Article du CRI des Travailleurs n°24

Atonie de la lutte de classe cet automne : contrecoup des trahisons du printemps

Huit mois après la grève générale étudiante et les immenses manifestations du printemps, l’automne 2006 est marqué par une certaine atonie de la lutte de classe. Il peut sembler paradoxal que l’on se retrouve dans une situation analogue à celle de l’automne 2003, où l’apathie était le contrecoup de la lourde défaite du mouvement de mai-juin vers la grève générale contre la réforme des retraites et la décentralisation : cette fois, n’est-ce pas le gouvernement qui a subi une défaite, la première sur le terrain de la lutte de classe directe depuis 2002, en étant contraint de retirer le CPE ? Mais, d’une part, la limitation de la grève du printemps aux étudiants et lycéens a comme conséquence que les travailleurs n’ont guère pu retrouver confiance dans leurs propre capacité à gagner : à ce stade, ils estiment n’être pas capables de faire eux-mêmes ce que la jeunesse a fait. D’autre part, du côté des étudiants et lycéens, ce n’est pas le sentiment d’une véritable victoire qui domine, mais l’idée, amère mais tout à fait lucide, que leur puissant mouvement aurait pu obtenir beaucoup plus que le retrait du seul CPE : non seulement ils exigeaient l’abrogation de toute la LEC et du CNE, l’arrêt de la précarité et des discriminations de tous ordres, mais surtout leur blocage total de la majorité des universités et de plusieurs centaines de lycées, leurs appels réitérés à la jonction avec les salariés et à la grève générale, le soutien de la population et l’envie d’en découdre d’une partie des travailleurs, rendaient possible une extension du mouvement à des secteurs significatifs de la classe ouvrière.
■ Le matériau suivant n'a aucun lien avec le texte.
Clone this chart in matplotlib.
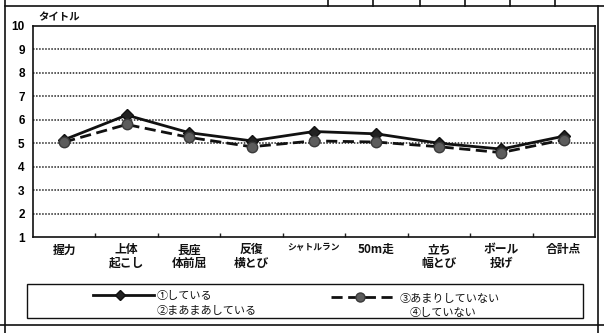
import matplotlib
matplotlib.use("Agg")
import matplotlib.pyplot as plt
from matplotlib.lines import Line2D
from matplotlib.patches import Rectangle

plt.rcParams['font.family'] = ['Noto Sans CJK JP', 'DejaVu Sans']

# Fitness test items (category axis)
categories = ["握力", "上体\n起こし", "長座\n体前屈", "反復\n横とび", "シャトルラン",
              "50m走", "立ち\n幅とび", "ボール\n投げ", "合計点"]

# Group ①② (does exercise) and group ③④ (rarely / never)
active_scores = [5.15, 6.2, 5.45, 5.1, 5.5, 5.4, 5.0, 4.75, 5.3]
inactive_scores = [5.05, 5.8, 5.25, 4.85, 5.1, 5.05, 4.85, 4.6, 5.15]

active_label = ["①している", "②まあまあしている"]
inactive_label = ["③あまりしていない", "④していない"]
y_title = "タイトル"
y_ticks = list(range(1, 11))

W, H = 604, 333
fig = plt.figure(figsize=(W / 100, H / 100), dpi=100)
fig.patch.set_facecolor("white")


def fx(px):
    return px / W


def fy(py):
    return 1 - py / H


ax = fig.add_axes([fx(33), fy(237), fx(595) - fx(33), fy(26) - fy(237)])
ax.set_facecolor("white")
x = list(range(len(categories)))

ax.set_xlim(-0.5, len(categories) - 0.5)
ax.set_ylim(1, 10)
ax.set_yticks(y_ticks)
ax.set_yticklabels([str(t) for t in y_ticks], family="Liberation Sans",
                   fontsize=8.5, fontweight="bold")
ax.tick_params(axis="y", length=0, pad=6)

# category labels centred under each item, ticks on category boundaries
ax.set_xticks([i + 0.5 for i in x[:-1]])
ax.set_xticklabels([])
ax.tick_params(axis="x", direction="in", length=3, width=1, color="#222")
for i, lab in enumerate(categories):
    fs = 6.3 if lab == "シャトルラン" else 8.5
    ax.text(i, -0.03, lab, transform=ax.get_xaxis_transform(), ha="center",
            va="top", fontsize=fs, fontweight="bold", linespacing=1.05,
            color="#111")

for v in y_ticks[1:-1]:
    ax.axhline(v, color="#222", linestyle=(0, (1, 1)), linewidth=1.1, zorder=1)

for s in ax.spines.values():
    s.set_color("#111")
    s.set_linewidth(1.2)

ax.plot(x, active_scores, color="#111", linewidth=2.0, marker="D",
        markersize=6.5, markerfacecolor="#222", markeredgecolor="#111", zorder=3)
ax.plot(x, inactive_scores, color="#111", linewidth=2.0, linestyle=(0, (4, 2)),
        marker="o", markersize=7.5, markerfacecolor="#5c5c5c",
        markeredgecolor="#3a3a3a", zorder=4)

fig.text(fx(38), fy(17), y_title, fontsize=7.5, fontweight="bold",
         ha="left", va="center", color="#111")

# legend box
fig.add_artist(Rectangle((fx(27), fy(318)), fx(583) - fx(27), fy(284) - fy(318),
                         transform=fig.transFigure, fill=False,
                         edgecolor="#111", linewidth=1.0))
fig.add_artist(Line2D([fx(93), fx(154)], [fy(295), fy(295)], color="#111",
                      linewidth=2.0))
fig.add_artist(Line2D([fx(120)], [fy(295)], marker="D", markersize=5.5,
                      color="#222", markeredgecolor="#111"))
fig.add_artist(Line2D([fx(331), fx(395)], [fy(297), fy(297)], color="#111",
                      linewidth=2.0, linestyle=(0, (4, 2))))
fig.add_artist(Line2D([fx(360)], [fy(297)], marker="o", markersize=6.5,
                      color="#5c5c5c", markeredgecolor="#3a3a3a"))
fig.text(fx(157), fy(296), active_label[0], fontsize=8, ha="left", va="center",
         color="#111")
fig.text(fx(157), fy(311), active_label[1], fontsize=8, ha="left", va="center",
         color="#111")
fig.text(fx(400), fy(299), inactive_label[0], fontsize=8, ha="left",
         va="center", color="#111")
fig.text(fx(410), fy(313), inactive_label[1], fontsize=8, ha="left",
         va="center", color="#111")

# outer page frame and the edge of the table above
frame_kw = dict(transform=fig.transFigure, color="#111", linewidth=1.2)
fig.add_artist(Line2D([fx(5), fx(5)], [fy(0), fy(333)], **frame_kw))
fig.add_artist(Line2D([fx(598), fx(598)], [fy(6), fy(333)], **frame_kw))
fig.add_artist(Line2D([fx(0), fx(604)], [fy(325), fy(325)], **frame_kw))
fig.add_artist(Line2D([fx(5), fx(604)], [fy(6), fy(6)], **frame_kw))
for px in [328, 373, 420, 465, 510, 555]:
    fig.add_artist(Line2D([fx(px), fx(px)], [fy(0), fy(6)], **frame_kw))

fig.savefig("out.png", dpi=100, facecolor="white")
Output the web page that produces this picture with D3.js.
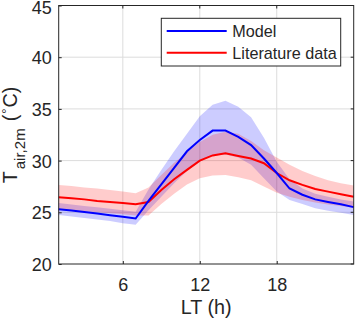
<!DOCTYPE html>
<html>
<head>
<meta charset="utf-8">
<script src="https://cdn.jsdelivr.net/npm/d3@7"></script>
<style>
  body { margin: 0; background: #fff; }
  svg text { font-family: "Liberation Sans", Arial, sans-serif; fill: #262626; }
</style>
</head>
<body>
<script>
const hours = [1, 2, 3, 4, 5, 6, 7, 8, 9, 10, 11, 12, 13, 14, 15, 16, 17, 18, 19, 20, 21, 22, 23, 24];

const modelMean  = [25.3, 25.17, 25.02, 24.88, 24.72, 24.56, 24.4, 26.1, 27.7, 29.3, 30.9, 32.0, 32.9, 32.9, 32.3, 31.5, 30.2, 28.8, 27.3, 26.7, 26.25, 26.0, 25.77, 25.5];
const modelUpper = [25.9, 25.75, 25.6, 25.5, 25.35, 25.2, 25.05, 27.2, 29.1, 30.9, 32.6, 34.3, 35.4, 35.8, 35.2, 34.2, 32.2, 29.9, 28.2, 27.3, 26.8, 26.5, 26.25, 26.05];
const modelLower = [24.75, 24.6, 24.45, 24.3, 24.15, 23.95, 23.8, 25.2, 26.5, 27.8, 29.0, 29.9, 30.5, 30.6, 30.3, 29.6, 28.3, 27.0, 26.2, 25.8, 25.4, 25.15, 24.95, 24.75];

const litMean  = [26.45, 26.35, 26.25, 26.1, 26.0, 25.9, 25.77, 26.0, 27.15, 28.2, 29.1, 30.0, 30.5, 30.7, 30.45, 30.2, 29.75, 28.8, 28.1, 27.65, 27.25, 27.0, 26.75, 26.5];
const litUpper = [27.65, 27.55, 27.4, 27.3, 27.15, 27.0, 26.85, 27.4, 28.6, 29.8, 30.8, 31.8, 32.5, 32.8, 32.6, 31.9, 31.0, 30.3, 29.6, 29.0, 28.5, 28.1, 27.8, 27.6];
const litLower = [25.3, 25.2, 25.1, 25.0, 24.9, 24.8, 24.7, 24.7, 25.8, 26.8, 27.7, 28.3, 28.55, 28.6, 28.4, 28.1, 27.5, 26.9, 26.5, 26.2, 25.95, 25.75, 25.6, 25.45];

const xTicks = [6, 12, 18];
const yTicks = [20, 25, 30, 35, 40, 45];
const seriesNames = ["Model", "Literature data"];

const w = 355, h = 320;
const padLeft = 58.7, padRight = 353.7, padTop = 5.5, padBottom = 264;

const xScale = d3.scaleLinear().domain([1, 24]).range([padLeft, padRight]);
const yScale = d3.scaleLinear().domain([20, 45]).range([padBottom, padTop]);

const svg = d3.select("body").append("svg")
              .attr("width", w)
              .attr("height", h);

// grid
svg.append("g")
   .selectAll("line")
   .data(xTicks)
   .enter().append("line")
   .attr("x1", d => xScale(d)).attr("x2", d => xScale(d))
   .attr("y1", padTop).attr("y2", padBottom)
   .attr("stroke", "#dcdcdc").attr("stroke-width", 1);
svg.append("g")
   .selectAll("line")
   .data(yTicks.slice(1, -1))
   .enter().append("line")
   .attr("y1", d => yScale(d)).attr("y2", d => yScale(d))
   .attr("x1", padLeft).attr("x2", padRight)
   .attr("stroke", "#dcdcdc").attr("stroke-width", 1);

const band = (upper, lower) => d3.area()
  .x((d, i) => xScale(hours[i]))
  .y0((d, i) => yScale(lower[i]))
  .y1((d, i) => yScale(upper[i]));

const line = (vals) => d3.line()
  .x((d, i) => xScale(hours[i]))
  .y((d, i) => yScale(vals[i]));

svg.append("path")
   .attr("d", band(modelUpper, modelLower)(hours))
   .attr("fill", "#0000ff").attr("fill-opacity", 0.2);
svg.append("path")
   .attr("d", band(litUpper, litLower)(hours))
   .attr("fill", "#ff0000").attr("fill-opacity", 0.2);

svg.append("path")
   .attr("d", line(litMean)(hours))
   .attr("fill", "none").attr("stroke", "#ff0000").attr("stroke-width", 2);
svg.append("path")
   .attr("d", line(modelMean)(hours))
   .attr("fill", "none").attr("stroke", "#0000ff").attr("stroke-width", 2);

// axes
const xAxis = d3.axisBottom(xScale).tickValues(xTicks).tickSize(-3).tickPadding(14);
const gx = svg.append("g")
   .attr("transform", "translate(0," + padBottom + ")")
   .call(xAxis);
gx.select(".domain").remove();
gx.selectAll("text").style("font-size", "18px").attr("fill", "#262626");
gx.selectAll("line").attr("stroke", "#262626");

const yAxis = d3.axisLeft(yScale).tickValues(yTicks).tickSize(-3).tickPadding(7);
const gy = svg.append("g")
   .attr("transform", "translate(" + padLeft + ",0)")
   .call(yAxis);
gy.select(".domain").remove();
gy.selectAll("text")
  .style("font-size", "18px")
  .attr("fill", "#262626")
  .attr("dy", d => d === 45 ? "0.42em" : "0.36em");
gy.selectAll("line").attr("stroke", "#262626");

// mirrored ticks on top and right
svg.append("g").selectAll("line")
   .data(xTicks).enter().append("line")
   .attr("x1", d => xScale(d)).attr("x2", d => xScale(d))
   .attr("y1", padTop).attr("y2", padTop + 3)
   .attr("stroke", "#262626");
svg.append("g").selectAll("line")
   .data(yTicks).enter().append("line")
   .attr("y1", d => yScale(d)).attr("y2", d => yScale(d))
   .attr("x1", padRight).attr("x2", padRight - 3)
   .attr("stroke", "#262626");

svg.append("rect")
   .attr("x", padLeft).attr("y", padTop)
   .attr("width", padRight - padLeft).attr("height", padBottom - padTop)
   .attr("fill", "none").attr("stroke", "#262626").attr("stroke-width", 1);

// labels
svg.append("text")
   .attr("x", (padLeft + padRight) / 2).attr("y", 314)
   .attr("text-anchor", "middle")
   .style("font-size", "19.8px")
   .text("LT (h)");

const yl = svg.append("text")
   .attr("transform", "translate(16.5,135) rotate(-90)")
   .attr("text-anchor", "middle")
   .style("font-size", "19.8px");
yl.append("tspan").text("T");
yl.append("tspan").attr("dx", 2).attr("dy", 8).style("font-size", "15px").text("air,2m");
yl.append("tspan").attr("dx", 7).attr("dy", -8).text("(");
yl.append("tspan").attr("dx", 1).attr("dy", -6).style("font-size", "13px").text("°");
yl.append("tspan").attr("dx", 1).attr("dy", 6).text("C)");

// legend
const legend = svg.append("g");
legend.append("rect")
   .attr("x", 161.3).attr("y", 18.3)
   .attr("width", 179.4).attr("height", 47.7)
   .attr("fill", "#fff").attr("stroke", "#262626").attr("stroke-width", 1);
const legendColors = ["#0000ff", "#ff0000"];
seriesNames.forEach((name, i) => {
  const ly = 31 + i * 21.7;
  legend.append("line")
        .attr("x1", 166.7).attr("x2", 226.7)
        .attr("y1", ly).attr("y2", ly)
        .attr("stroke", legendColors[i]).attr("stroke-width", 2);
  legend.append("text")
        .attr("x", 232.3).attr("y", ly + 5.8)
        .style("font-size", "16.2px")
        .text(name);
});
</script>
</body>
</html>
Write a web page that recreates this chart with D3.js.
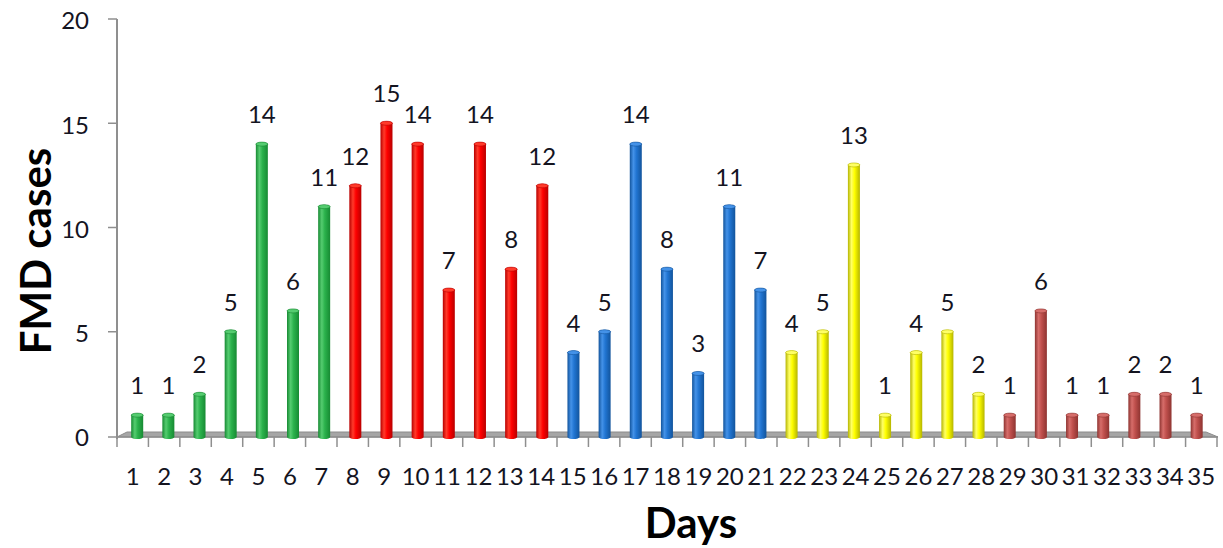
<!DOCTYPE html>
<html>
<head>
<meta charset="utf-8">
<script src="https://cdn.jsdelivr.net/npm/d3@7"></script>
<style>
  body { margin: 0; background: #fff; }
  text { font-family: Lato, "Open Sans", sans-serif; fill: #14141f; }
</style>
</head>
<body>
<div id="chart"></div>
<script>
// data
const days = ["1","2","3","4","5","6","7","8","9","10","11","12","13","14","15","16","17","18",
              "19","20","21","22","23","24","25","26","27","28","29","30","31","32","33","34","35"];
const cases = [1, 1, 2, 5, 14, 6, 11,
               12, 15, 14, 7, 14, 8, 12,
               4, 5, 14, 8, 3, 11, 7,
               4, 5, 13, 1, 4, 5, 2,
               1, 6, 1, 1, 2, 2, 1];
const weekOfDay = [0,0,0,0,0,0,0, 1,1,1,1,1,1,1, 2,2,2,2,2,2,2, 3,3,3,3,3,3,3, 4,4,4,4,4,4,4];
const yTicks = [0, 5, 10, 15, 20];

// colours per week: [dark edge, base, highlight]
const weekColors = [
    ["#178a33", "#2bb24c", "#55cc70"],
    ["#b80000", "#ff0000", "#ff3a2a"],
    ["#12549c", "#2175d2", "#4492e8"],
    ["#b5b500", "#ffff00", "#ffff66"],
    ["#8e3431", "#c0504d", "#d66d6a"]
];

const width = 1223;
const height = 548;

const svg = d3.select("#chart")
    .append("svg")
    .attr("width", width)
    .attr("height", height);

const x = d3.scaleBand()
    .domain(days)
    .range([117, 1217])
    .padding(0);

const y = d3.scaleLinear()
    .domain([0, 20])
    .range([436, 19]);

const vanishX = 660;
const depthShift = 0.0085;
const barW = 12;

// gradients for the cylinder look
const defs = svg.append("defs");
weekColors.forEach((c, i) => {
    const g = defs.append("linearGradient")
        .attr("id", "cyl" + i)
        .attr("x1", "0%").attr("x2", "100%")
        .attr("y1", "0%").attr("y2", "0%");
    g.append("stop").attr("offset", "0%").attr("stop-color", c[0]);
    g.append("stop").attr("offset", "30%").attr("stop-color", c[2]);
    g.append("stop").attr("offset", "55%").attr("stop-color", c[1]);
    g.append("stop").attr("offset", "100%").attr("stop-color", c[0]);
});

// floor (3d base)
const y0 = y(0) + 1;
svg.append("path")
    .attr("d", `M117,${y0} L127,${y0 - 5} L1206,${y0 - 5} L1218,${y0} Z`)
    .style("fill", "#a6a6a6")
    .style("stroke", "#8c8c8c")
    .style("stroke-width", 1);

// y axis
const yAxis = svg.append("g");
yAxis.append("line")
    .attr("x1", 117).attr("x2", 117)
    .attr("y1", y(20)).attr("y2", y0 + 2)
    .style("stroke", "#8f8f8f")
    .style("stroke-width", 2);
yAxis.selectAll(".ytick")
    .data(yTicks)
    .enter().append("line")
    .attr("x1", 108).attr("x2", 117)
    .attr("y1", d => d === 0 ? y0 : y(d))
    .attr("y2", d => d === 0 ? y0 : y(d))
    .style("stroke", "#8f8f8f")
    .style("stroke-width", 1.5);
yAxis.selectAll(".ylab")
    .data(yTicks)
    .enter().append("text")
    .attr("x", 89)
    .attr("y", d => y(d) + 2)
    .attr("dy", "0.35em")
    .attr("text-anchor", "end")
    .style("font-size", "24px")
    .text(d => d);

// x axis
const xAxis = svg.append("g");
xAxis.append("line")
    .attr("x1", 117).attr("x2", 1218)
    .attr("y1", y0).attr("y2", y0)
    .style("stroke", "#8f8f8f")
    .style("stroke-width", 1.5);
xAxis.selectAll(".xtick")
    .data(days.concat(["end"]))
    .enter().append("line")
    .attr("x1", (d, i) => 117 + i * x.bandwidth())
    .attr("x2", (d, i) => 117 + i * x.bandwidth())
    .attr("y1", y0).attr("y2", y0 + 10)
    .style("stroke", "#8f8f8f")
    .style("stroke-width", 1.5);
xAxis.selectAll(".xlab")
    .data(days)
    .enter().append("text")
    .attr("x", d => x(d) + x.bandwidth() / 2)
    .attr("y", 485)
    .attr("text-anchor", "middle")
    .style("font-size", "24px")
    .text(d => d);

// bars
function barCenter(d) {
    const c = x(d) + x.bandwidth() / 2;
    return c + (vanishX - c) * depthShift;
}

const bars = svg.append("g")
    .selectAll("g")
    .data(days)
    .enter().append("g");

bars.append("path")
    .attr("d", (d, i) => {
        const cx = barCenter(d);
        const top = y(cases[i]);
        const l = cx - barW / 2, r = cx + barW / 2;
        return `M${l},${y0} L${l},${top} A${barW / 2},2 0 0 1 ${r},${top} L${r},${y0} A${barW / 2},2 0 0 1 ${l},${y0} Z`;
    })
    .style("fill", (d, i) => `url(#cyl${weekOfDay[i]})`);

bars.append("ellipse")
    .attr("cx", d => barCenter(d))
    .attr("cy", (d, i) => y(cases[i]))
    .attr("rx", barW / 2)
    .attr("ry", 2)
    .style("fill", (d, i) => weekColors[weekOfDay[i]][2])
    .style("stroke", (d, i) => weekColors[weekOfDay[i]][0])
    .style("stroke-width", 0.6);

// data labels
bars.append("text")
    .attr("x", d => barCenter(d))
    .attr("y", (d, i) => y(cases[i]) - 21)
    .attr("text-anchor", "middle")
    .style("font-size", "24px")
    .text((d, i) => cases[i]);

// axis titles
svg.append("text")
    .attr("transform", "translate(51, 251) rotate(-90)")
    .attr("text-anchor", "middle")
    .style("font-size", "42px")
    .style("font-weight", "bold")
    .style("fill", "#000")
    .text("FMD cases");

svg.append("text")
    .attr("x", 691)
    .attr("y", 538)
    .attr("text-anchor", "middle")
    .style("font-size", "42px")
    .style("font-weight", "bold")
    .style("fill", "#000")
    .text("Days");
</script>
</body>
</html>
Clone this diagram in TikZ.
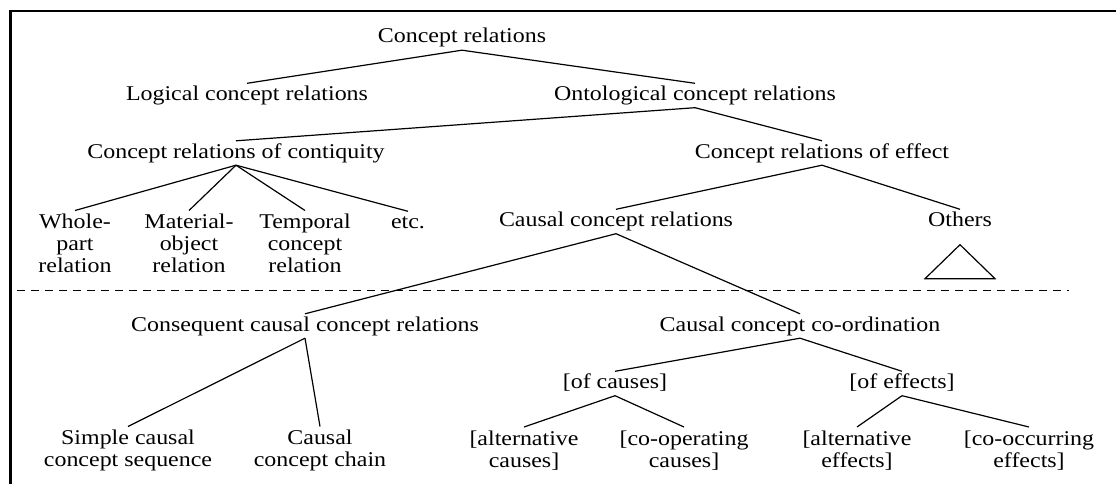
\documentclass[tikz,border=0pt]{standalone}
\usepackage{fontspec}
\setmainfont{Liberation Serif}[FakeStretch=1.14]
\usepackage{tikz}
\usetikzlibrary{positioning}
\tikzset{c-label/.style={inner xsep=0pt, inner ysep=2.5pt, text height=14.5pt, text depth=4.5pt},
c-label2/.style={inner xsep=0pt, inner ysep=3.5pt, align=center},
branch/.style={line width=1.2pt}}
\lineskiplimit=-10pt

\begin{document}
\begin{tikzpicture}[x=1pt, y=1pt, node distance=57.5pt, font=\fontsize{21}{22}\selectfont]
\path [use as bounding box, fill=white] (0,0) rectangle (1116,-484);
\draw [line width=2.5pt] (10.7,-486) -- (10.7,-11) -- (1118,-11);
\draw [line width=1pt, dash pattern=on 8pt off 6pt] (17,-290) -- (1068.5,-290);

\node (n0) [c-label] at (462,-38) {Concept relations};
\node (logic) [c-label, below of=n0, xshift=-215pt] {Logical concept relations};
\node (onto) [c-label, below of=n0, xshift=233pt] {Ontological concept relations};
\node (contig) [c-label, below of=onto, xshift=-459pt] {Concept relations of contiquity};
\node (effect) [c-label, below of=onto, xshift=127pt] {Concept relations of effect};
\node (whole) [c-label2, below of=contig, anchor=north, xshift=-161pt] {Whole-\\part\\relation};
\node (material) [c-label2, below of=contig, anchor=north, xshift=-47pt] {Material-\\object\\relation};
\node (temporal) [c-label2, below of=contig, anchor=north, xshift=69pt] {Temporal\\concept\\relation};
\node (etc) [c-label, below of=contig, xshift=172pt, yshift=-13pt] {etc.};
\node (causal) [c-label, below of=effect, xshift=-206pt, yshift=-11pt] {Causal concept relations};
\node (others) [c-label, below of=effect, xshift=138pt, yshift=-11pt] {Others};
\node (conseq) [c-label, below of=causal, xshift=-311pt, yshift=-47pt] {Consequent causal concept relations};
\node (coord) [c-label, below of=causal, xshift=184pt, yshift=-47pt] {Causal concept co-ordination};
\node (simple) [c-label2, below of=conseq, anchor=north, xshift=-177pt, yshift=-43pt] {Simple causal\\concept sequence};
\node (chain) [c-label2, below of=conseq, anchor=north, xshift=15pt, yshift=-43pt] {Causal\\concept chain};
\node (ofcause) [c-label, below of=coord, xshift=-185pt] {[of causes]};
\node (ofeffect) [c-label, below of=coord, xshift=102pt] {[of effects]};
\node (altcause) [c-label2, below of=ofcause, anchor=north, xshift=-91pt, yshift=14pt] {[alternative\\causes]};
\node (coopcause) [c-label2, below of=ofcause, anchor=north, xshift=69pt, yshift=14pt] {[co-operating\\causes]};
\node (alteffect) [c-label2, below of=ofeffect, anchor=north, xshift=-45pt, yshift=14pt] {[alternative\\effects]};
\node (cooceffect) [c-label2, below of=ofeffect, anchor=north, xshift=127pt, yshift=14pt] {[co-occurring\\effects]};

\draw [branch] (n0.south) -- (logic.north);
\draw [branch] (n0.south) -- (onto.north);
\draw [branch] (onto.south) -- (contig.north);
\draw [branch] (onto.south) -- (effect.north);
\draw [branch] (contig.south) -- (whole.north);
\draw [branch] (contig.south) -- (material.north);
\draw [branch] (contig.south) -- (temporal.north);
\draw [branch] (contig.south) -- (etc.north);
\draw [branch] (effect.south) -- (causal.north);
\draw [branch] (effect.south) -- (others.north);
\draw [branch] ([yshift=-11pt]others.south) -- ++(-35,-34) -- ++(70,0) -- cycle;
\draw [branch] (causal.south) -- (conseq.north);
\draw [branch] (causal.south) -- (coord.north);
\draw [branch] (conseq.south) -- (simple.north);
\draw [branch] (conseq.south) -- (chain.north);
\draw [branch] (coord.south) -- (ofcause.north);
\draw [branch] (coord.south) -- (ofeffect.north);
\draw [branch] (ofcause.south) -- (altcause.north);
\draw [branch] (ofcause.south) -- (coopcause.north);
\draw [branch] (ofeffect.south) -- (alteffect.north);
\draw [branch] (ofeffect.south) -- (cooceffect.north);
\end{tikzpicture}
\end{document}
Or la politique des directions syndicales et des partis de gauche a consisté à limiter leurs revendications au retrait du seul CPE, à refuser d’étendre la grève aux travailleurs en se contenant de convoquer des manifestations ponctuelles, à s’en remettre à Chirac, puis au Parlement, pour sortir de la « crise », et enfin à stopper toute mobilisation après l’annonce du retrait du seul CPE (cf. notre bilan détaillé du mouvement dans Le CRI des travailleurs n° 22). C’est avant tout à cause de cette politique que la grève ne s’est pas étendue, que les travailleurs n’ont donc pas pu reprendre confiance dans leurs capacités à gagner et que les étudiants, isolés après deux mois et demi de grève, soumis par les présidents d’universités et les médias à la pression de l’échéance des examens, ont finalement repris le chemin des cours avec une grande déception de n’avoir pas obtenu autant qu’ils l’auraient pu.

Dans cette situation, la défaite du gouvernement, réelle mais partielle, a pu être surmontée et sa politique se poursuivre presque comme si rien ne s’était passé. Si cette défaite et l’approche des élections limitent sa capacité à lancer de nouvelles contre-réformes d’ordre général, la continuité de la politique régressive de Chirac-Villepin-Sarkozy est assurée sur les différentes questions particulières : achèvement de la privatisation de GDF, plan de restructuration d’Airbus, nouveau budget d’austérité contre la Sécurité sociale et la Fonction publique, mise en cause du statut des enseignants, rafles et expulsions de sans-papiers, provocations policières dans les cités populaires, etc.